Nous osons croire que rien ni personne ne s’opposera à cette action car nous sommes déterminés à obtenir que justice soit rendue.
Nous entendons sentir le poids de vos fonctions dans notre légitime action de recherche de la vérité dans cette douloureuse affaire qui nous a tant traumatisés.»

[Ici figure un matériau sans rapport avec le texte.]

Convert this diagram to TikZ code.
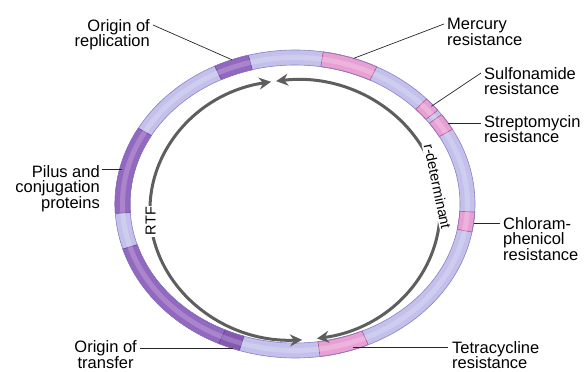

Dans les pays de résidence de la diaspora togolaise

A toutes les manifestations qui eurent lieu au Togo même, il convient d’ajouter les multiples formes de commémoration qui eurent lieu, sur l’initiative de la diaspora togolaise dans les différents pays de résidence de ses membres.
Les manifestations, organisées sur le sol national ont été relayées sur les sites Internet de la diaspora togolaise en particulier sur togoforum, diastode.org et letogolais.com sur lesquels de nombreux messages, poèmes et articles ont été publiés.
La proposition qui a notamment été faite, depuis la Belgique, par un membre du MO5, d’instituer un prix littéraire Tavio AMORIN marque, de façon significative, cette volonté de nombre de Togolais d’entretenir sa mémoire au sein de tout le peuple togolais.

Principaux enseignements

Il faut retenir que, quelles que soient les difficultés auxquelles ont été confrontées toutes les manifestations de commémoration organisées au Togo, celles-ci marquent incontestablement un succès et une victoire des forces démocratiques sur le régime RPT en place au Togo. Les déclarations scandaleuses que ce régime a notamment fait lire sur les médias publics n’ont fait que confirmer, à nouveau, les fortes présomptions qui pèsent sur lui comme étant le commanditaire de l’assassinat de Tavio AMORIN. Ces déclarations reprennent la thèse présentée pour la première fois par le Ministre de l’Intérieur, de la Sécurité et de la Décentralisation, le Général Akawilou Sizing Walla, dans sa réponse à la Lettre d’information du Parti des travailleurs sur l’organisation de manifestations pacifiques à l’occasion de la commémoration de ce Xe anniversaire de l’assassinat de Tavio AMORIN, réponse qui a été transmise à la presse.
En effet, au nom du régime auquel il appartient, le Général Walla, donnait l’explication étonnante suivante :

«Pendant la période dite de la transition, notre pays a connu en raison du désordre provoqué par l’opposition irresponsable, nombre d’événements dramatiques aux sources variées. (…)
En effet, faut-il rappeler que les auteurs de la mort de Tavio AMORIN n’étaient personne d’autres que ses propres amis politiques de l’opposition : l’expertise médicale ayant révélé que le coup de grâce ayant entraîné la mort était provoqué par l’usage d’une arme blanche à plusieurs endroits sur le corps de la victime au cours de son transport de l’Hôpital à l’Aéroport, assuré par le Docteur IHOU alors Ministre de la Santé Publique.»

Pourtant, à la mort de Tavio AMORIN, en juillet 1992, le même régime (dont le Chef de file, le Président de la République, Gnassingbé Eyadéma, avait tenu à adresser publiquement ses condoléances à la famille), avait présenté ses assassins comme étant des «fous».

Pourquoi ce régime a-t-il mis tout en œuvre pour interdire, sans succès, ces manifestations de commémoration ?

Force est de constater, que ce même régime n’a fait que contribuer à raviver la mémoire de Tavio AMORIN ainsi que celle de toutes les victimes de l’arbitraire et de la répression au Togo . Plus que jamais, les togolais sont renforcés dans l’exigence que justice soit rendue. Nul doute que cela comptera dans les développements à venir dans ce pays.